### Direction
Starting from the top of the material, restate each line exactly until the line that contains "monte = [54.4, 32.0, 36.8, 29.9, 20.6, 13.5, 12.7]", which is also copied. Pictures are excluded.

### Data provided
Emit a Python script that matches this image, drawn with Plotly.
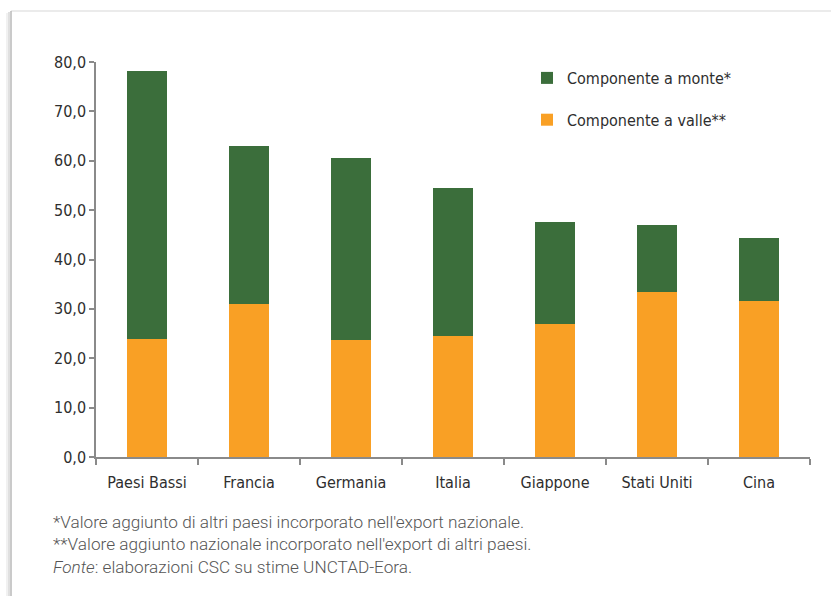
import plotly.graph_objects as go

# Paesi: componente a valle (base) e a monte (sopra), valori in %
paesi = ["Paesi Bassi", "Francia", "Germania", "Italia", "Giappone", "Stati Uniti", "Cina"]
valle = [23.8, 30.9, 23.7, 24.5, 27.0, 33.4, 31.6]
monte = [54.4, 32.0, 36.8, 29.9, 20.6, 13.5, 12.7]

VERDE = "#3b6e3b"
ARANCIO = "#f9a025"
TESTO = "#2e2e2e"
ASSE = "#8a8a8a"
FONT_COND = "DejaVu Sans Condensed, Arial Narrow, sans-serif"

W, H = 831, 596
L, R, T, B = 96, 21, 62, 139
PW, PH = W - L - R, H - T - B


def px_x(x):
    return (x - L) / PW


def px_y(y):
    return (H - B - y) / PH


fig = go.Figure()
fig.add_trace(go.Bar(
    x=paesi, y=valle, name="Componente a valle**",
    marker=dict(color=ARANCIO, line=dict(width=0)),
    legendgroup="valle", legendrank=2,
))
fig.add_trace(go.Bar(
    x=paesi, y=monte, name="Componente a monte*",
    marker=dict(color=VERDE, line=dict(width=0)),
    legendgroup="monte", legendrank=1,
))

# cornice del riquadro con leggera ombra
shapes = [
    dict(type="line", xref="paper", yref="paper",
         x0=px_x(11), x1=px_x(W + 5), y0=px_y(11), y1=px_y(11),
         line=dict(color="#e4e4e4", width=1.5), layer="below"),
]
for off, col, w in [(0, "#b8b8b8", 1.5), (-2, "#d6d6d6", 1.5), (-4, "#ececec", 1.5)]:
    shapes.append(dict(type="line", xref="paper", yref="paper",
                       x0=px_x(11 + off), x1=px_x(11 + off),
                       y0=px_y(11 - off / 2), y1=px_y(H + 5),
                       line=dict(color=col, width=w), layer="below"))

note = ("*Valore aggiunto di altri paesi incorporato nell'export nazionale.<br>"
        "**Valore aggiunto nazionale incorporato nell'export di altri paesi.<br>"
        "<i>Fonte</i>: elaborazioni CSC su stime UNCTAD-Eora.")

fig.update_layout(
    width=W, height=H,
    margin=dict(l=L, r=R, t=T, b=B, pad=0),
    paper_bgcolor="white", plot_bgcolor="white",
    barmode="stack", bargap=0.6,
    separators=",.",
    shapes=shapes,
    showlegend=True,
    legend=dict(
        x=px_x(527), y=px_y(61), xanchor="left", yanchor="top",
        traceorder="grouped", tracegroupgap=18,
        font=dict(family=FONT_COND, size=16, color=TESTO),
        bgcolor="rgba(0,0,0,0)", itemwidth=30,
    ),
    xaxis=dict(
        showline=True, linecolor=ASSE, linewidth=1.5,
        ticks="outside", ticklen=6, tickcolor=ASSE, tickwidth=1.5,
        tickson="boundaries", ticklabelstandoff=10,
        tickfont=dict(family=FONT_COND, size=16, color=TESTO),
        showgrid=False, zeroline=False, fixedrange=True,
    ),
    yaxis=dict(
        range=[0, 80], dtick=10, tickformat=".1f",
        showline=True, linecolor=ASSE, linewidth=1.5,
        ticks="outside", ticklen=5, tickcolor=ASSE, tickwidth=1.5,
        tickfont=dict(family=FONT_COND, size=16, color=TESTO),
        showgrid=False, zeroline=False, fixedrange=True,
    ),
    annotations=[dict(
        text=note, xref="paper", yref="paper",
        x=px_x(51), y=px_y(510), xanchor="left", yanchor="top",
        align="left", showarrow=False,
        font=dict(family="Roboto, sans-serif", size=17.2, color="#555555", weight=300),
    )],
)

fig.write_html("out.html", config=dict(displayModeBar=False))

### The solution
Emit a Python script that matches this image, drawn with Plotly.
import plotly.graph_objects as go

# Paesi: componente a valle (base) e a monte (sopra), valori in %
paesi = ["Paesi Bassi", "Francia", "Germania", "Italia", "Giappone", "Stati Uniti", "Cina"]
valle = [23.8, 30.9, 23.7, 24.5, 27.0, 33.4, 31.6]
monte = [54.4, 32.0, 36.8, 29.9, 20.6, 13.5, 12.7]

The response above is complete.